Years back, my family celebrated an unofficial holiday when a massive windstorm roared through our neck of the woods, knocking out power for five days. No school, no computers, no work. We bundled in blankets around the fireplace, read aloud from a book of obscure folktales, pausing at crucial plot points and taking turns guessing what happens next. We acted out alternative endings, had a Crazy Eights marathon by candlelight, roasted marshmallows and ate outrageous ice cream sundaes for breakfast. What? You wanted us to let all that Chunky Monkey melt? What kind of parent do you think I am?
During those cold, dark days, we depended on each other for warmth, comfort, entertainment and connection. When the power finally returned, we all rejoiced… and felt a little sad.
21st Century kids need family time to de-stress. (Yes, kids get stressed!) When I ask them “What does the word ‘stress’ mean to you?” these are typical responses:
- “A kinda mind overload.”
- “Pressure and lots of responsibility on your hands.”
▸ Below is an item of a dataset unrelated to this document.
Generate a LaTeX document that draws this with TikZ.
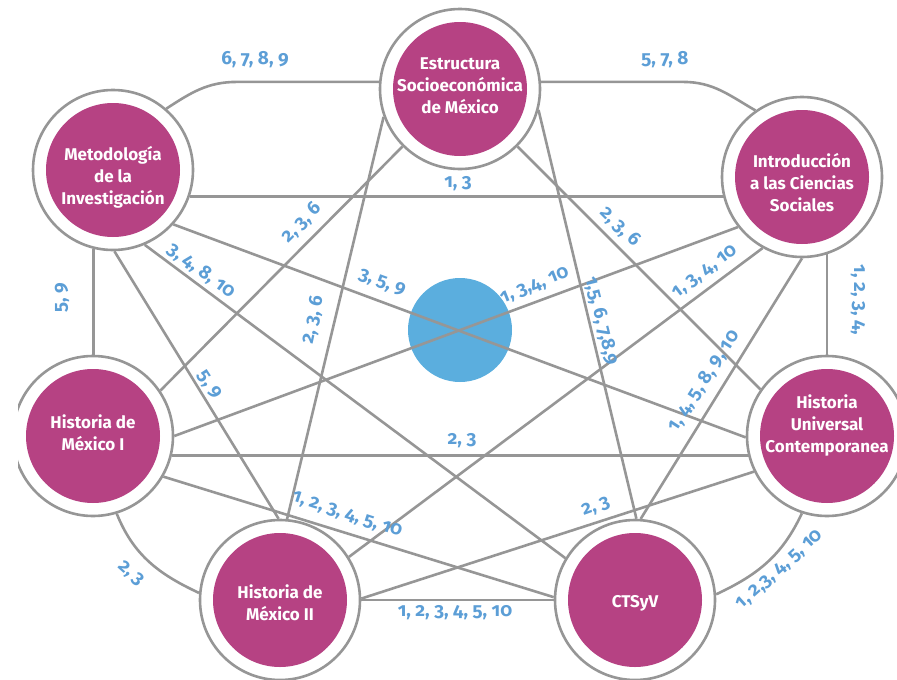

- “…a lot of stuff that I have to do like homework, chores and other things a girl my age should not be stressing about. If I have to do all those things in ONE day I would just pass out. It’s too much pressure!!!!”
- “A tax on your soul.”
Heartbreaking, huh? And those were from 11-13 year olds!
Our kids live in a speedy, noisy, stressful world. We love them and it hurts us to see them freaked out and wound up, but what can we do? We can’t stop the world. But we can slow down our own little corner and bring the family in closer. I’ll bet you’re thinking, “Sounds nice, but my kids (tweens and teens) don’t want to hang out with me.” Probably not all the time. And be honest: You wouldn’t want to hang out with them all the time either! But they do want to spend time with you. Especially during the holidays and especially when you show how much you enjoy being with them.
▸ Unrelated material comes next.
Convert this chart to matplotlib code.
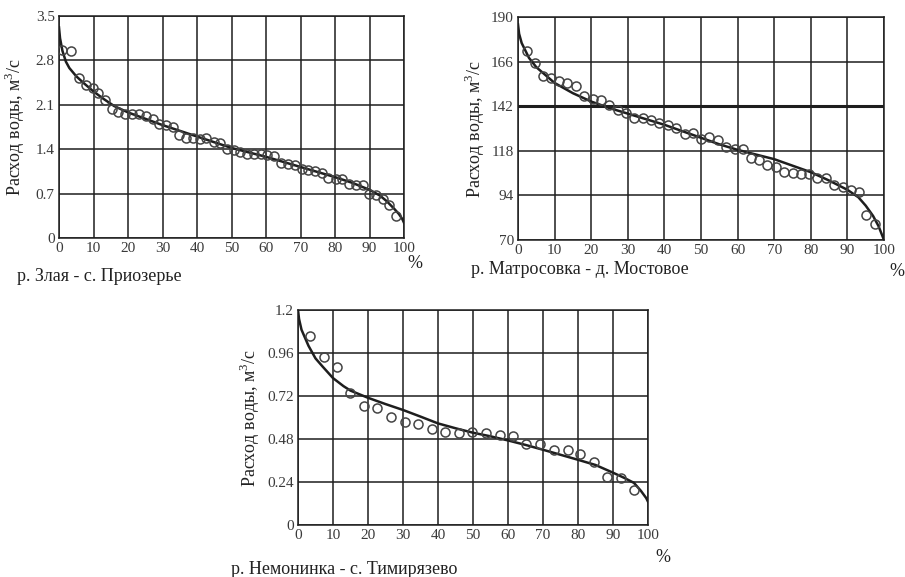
import numpy as np
import matplotlib.pyplot as plt

plt.rcParams['font.family'] = ['Liberation Serif', 'DejaVu Serif']
plt.rcParams['mathtext.fontset'] = 'custom'
plt.rcParams['mathtext.rm'] = 'Liberation Serif'
plt.rcParams['font.size'] = 10

# --- р. Злая - с. Приозерье ---
zl_obs_x = [1.0, 3.6, 5.7, 7.8, 9.8, 11.4, 13.3, 15.3, 17.2, 19.1, 21.2, 23.2, 25.2, 27.2,
            29.1, 31.0, 32.9, 34.9, 36.8, 38.8, 40.8, 42.7, 44.8, 46.7, 48.7, 50.7, 52.6,
            54.5, 56.5, 58.5, 60.4, 62.4, 64.4, 66.3, 68.4, 70.3, 72.2, 74.3, 76.2, 78.1,
            80.2, 82.1, 84.0, 86.1, 88.0, 89.9, 91.9, 93.8, 95.6, 97.7]
zl_obs_y = [2.97, 2.95, 2.52, 2.42, 2.36, 2.29, 2.17, 2.03, 1.98, 1.96, 1.96, 1.96, 1.92, 1.87,
            1.79, 1.78, 1.75, 1.62, 1.58, 1.58, 1.56, 1.57, 1.51, 1.49, 1.40, 1.38, 1.36,
            1.33, 1.33, 1.33, 1.31, 1.30, 1.18, 1.17, 1.15, 1.09, 1.07, 1.06, 1.03, 0.95,
            0.93, 0.93, 0.85, 0.84, 0.83, 0.70, 0.68, 0.61, 0.52, 0.34]
zl_fit_x = [0, 0.3, 1, 2, 3, 5, 7, 10, 13, 16, 20, 25, 30, 35, 40, 45, 50, 55, 60, 65, 70,
            75, 80, 85, 90, 93, 95, 97, 98.5, 99.5, 100]
zl_fit_y = [3.32, 3.15, 2.95, 2.78, 2.68, 2.55, 2.45, 2.31, 2.19, 2.08, 1.98, 1.88, 1.78,
            1.69, 1.60, 1.51, 1.42, 1.35, 1.28, 1.20, 1.12, 1.04, 0.96, 0.87, 0.76, 0.67,
            0.58, 0.47, 0.38, 0.30, 0.24]

# --- р. Матросовка - д. Мостовое ---
mt_obs_x = [2.4, 4.7, 6.8, 8.9, 11.2, 13.5, 15.8, 18.1, 20.5, 22.6, 24.9, 27.2, 29.5, 31.8,
            34.1, 36.4, 38.6, 40.9, 43.2, 45.5, 47.8, 50.0, 52.3, 54.6, 56.9, 59.2, 61.5,
            63.7, 65.8, 68.1, 70.4, 72.7, 75.0, 77.3, 79.5, 81.8, 84.1, 86.4, 88.7, 90.9,
            93.2, 95.2, 97.5]
mt_obs_y = [171.7, 165.3, 158.1, 157.2, 155.4, 154.4, 152.7, 147.4, 146.1, 145.6, 142.9,
            140.2, 138.6, 135.9, 135.4, 134.8, 132.7, 131.8, 130.5, 127.0, 127.7, 124.1,
            125.2, 123.7, 120.2, 118.9, 118.9, 114.2, 113.3, 110.3, 109.4, 106.7, 106.2,
            105.5, 105.5, 103.1, 103.5, 99.6, 98.3, 96.9, 95.6, 83.4, 78.4]
mt_fit_x = [0, 0.3, 1, 3, 5, 10, 15, 20, 25, 30, 35, 40, 45, 50, 55, 60, 65, 70, 75, 80,
            85, 90, 93, 95, 97, 98.5, 99.5, 100]
mt_fit_y = [186, 181, 176, 168, 163, 154.5, 149, 144.5, 141, 138, 135, 132, 128.5, 125,
            121.5, 118.5, 116, 113.5, 110, 106.5, 102, 97, 93, 88.5, 83, 77.5, 72.5, 70]

# --- р. Немонинка - с. Тимирязево ---
nm_obs_x = [3.5, 7.3, 11.2, 14.9, 18.9, 22.7, 26.7, 30.7, 34.4, 38.3, 42.1, 46.0, 49.8,
            53.6, 57.6, 61.4, 65.2, 69.0, 73.0, 77.0, 80.7, 84.6, 88.4, 92.2, 96.0]
nm_obs_y = [1.057, 0.940, 0.880, 0.735, 0.664, 0.651, 0.605, 0.573, 0.562, 0.534, 0.521,
            0.515, 0.517, 0.512, 0.502, 0.495, 0.454, 0.454, 0.417, 0.417, 0.396, 0.353,
            0.266, 0.262, 0.195]
nm_fit_x = [0, 0.3, 1, 3, 5, 7, 10, 13, 15, 20, 25, 30, 35, 40, 45, 50, 55, 60, 65, 70,
            75, 80, 85, 90, 93, 96, 98, 99.5, 100]
nm_fit_y = [1.2, 1.15, 1.09, 1.0, 0.93, 0.885, 0.82, 0.775, 0.75, 0.71, 0.675, 0.642,
            0.605, 0.567, 0.54, 0.515, 0.495, 0.472, 0.447, 0.42, 0.392, 0.364, 0.335,
            0.292, 0.265, 0.235, 0.19, 0.15, 0.13]

x_ticks = list(range(0, 101, 10))
zl_yticks = [0, 0.7, 1.4, 2.1, 2.8, 3.5]
zl_ylabels = ['0', '0.7', '1.4', '2.1', '2.8', '3.5']
mt_yticks = [70, 94, 118, 142, 166, 190]
mt_ylabels = ['70', '94', '118', '142', '166', '190']
nm_yticks = [0, 0.24, 0.48, 0.72, 0.96, 1.2]
nm_ylabels = ['0', '0.24', '0.48', '0.72', '0.96', '1.2']

ink = '#1e1e1e'

fig = plt.figure(figsize=(9.05, 5.77), dpi=100)


def panel(rect, ox, oy, fx, fy, yticks, ylabels, caption, cap_xy, pct_xy, ylab_x):
    ax = fig.add_axes(rect)
    ax.set_xlim(0, 100)
    ax.set_ylim(yticks[0], yticks[-1])
    ax.set_xticks(x_ticks)
    ax.set_yticks(yticks)
    ax.set_yticklabels(ylabels)
    ax.grid(True, color=ink, linewidth=1.1)
    ax.set_axisbelow(True)
    for s in ax.spines.values():
        s.set_color(ink)
        s.set_linewidth(1.1)
    ax.tick_params(length=0, pad=3, labelsize=11, colors='#3a3a3a')
    ax.plot(fx, fy, color=ink, linewidth=1.8, zorder=3)
    ax.plot(ox, oy, 'o', markersize=6.5, markerfacecolor='none',
            markeredgecolor='#444444', markeredgewidth=1.1, zorder=4)
    ax.set_ylabel('Расход воды, м$^3$/с', fontsize=13, color='#222222')
    ax.yaxis.set_label_coords(ylab_x, 0.5)
    fig.text(cap_xy[0], cap_xy[1], caption, fontsize=13, color='#222222',
             ha='left', va='center')
    fig.text(pct_xy[0], pct_xy[1], '%', fontsize=13, color='#222222',
             ha='center', va='center')
    return ax


panel([59 / 905, 1 - 238 / 577, 345 / 905, 222 / 577],
      zl_obs_x, zl_obs_y, zl_fit_x, zl_fit_y, zl_yticks, zl_ylabels,
      'р. Злая - с. Приозерье', (17 / 905, 1 - 277 / 577), (415 / 905, 1 - 264 / 577), -0.093)

ax2 = panel([518 / 905, 1 - 240 / 577, 366 / 905, 223 / 577],
            mt_obs_x, mt_obs_y, mt_fit_x, mt_fit_y, mt_yticks, mt_ylabels,
            'р. Матросовка - д. Мостовое', (471 / 905, 1 - 270 / 577), (897 / 905, 1 - 271 / 577), -0.085)
ax2.axhline(142, color=ink, linewidth=2.2, zorder=2)

panel([298 / 905, 1 - 525 / 577, 350 / 905, 215 / 577],
      nm_obs_x, nm_obs_y, nm_fit_x, nm_fit_y, nm_yticks, nm_ylabels,
      'р. Немонинка - с. Тимирязево', (231 / 905, 1 - 569 / 577), (663 / 905, 1 - 557 / 577), -0.103)

fig.savefig('out.png', dpi=100)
If you just don’t see how you’re going to create regular family time during this holiday season and into the new year, sit down with your kids and talk about the regular daily pressures each of you deals with. Discuss how spending time as a family can actually help you all stress less. Unplug from digital media at least for part of each day and do something you can enjoy together: Make a meal, work on a project, play a game, go for a hike, make music, dance, look at old family photos or videos, tell stories, read stories, laugh, relax.
I know you’ve probably read a similar list of good ideas before, but how about actually trying some of these? You may get the same storm bonus our family got… the gift of time. That’s the first step in reclaiming the heart of your family during the holiday season and year round.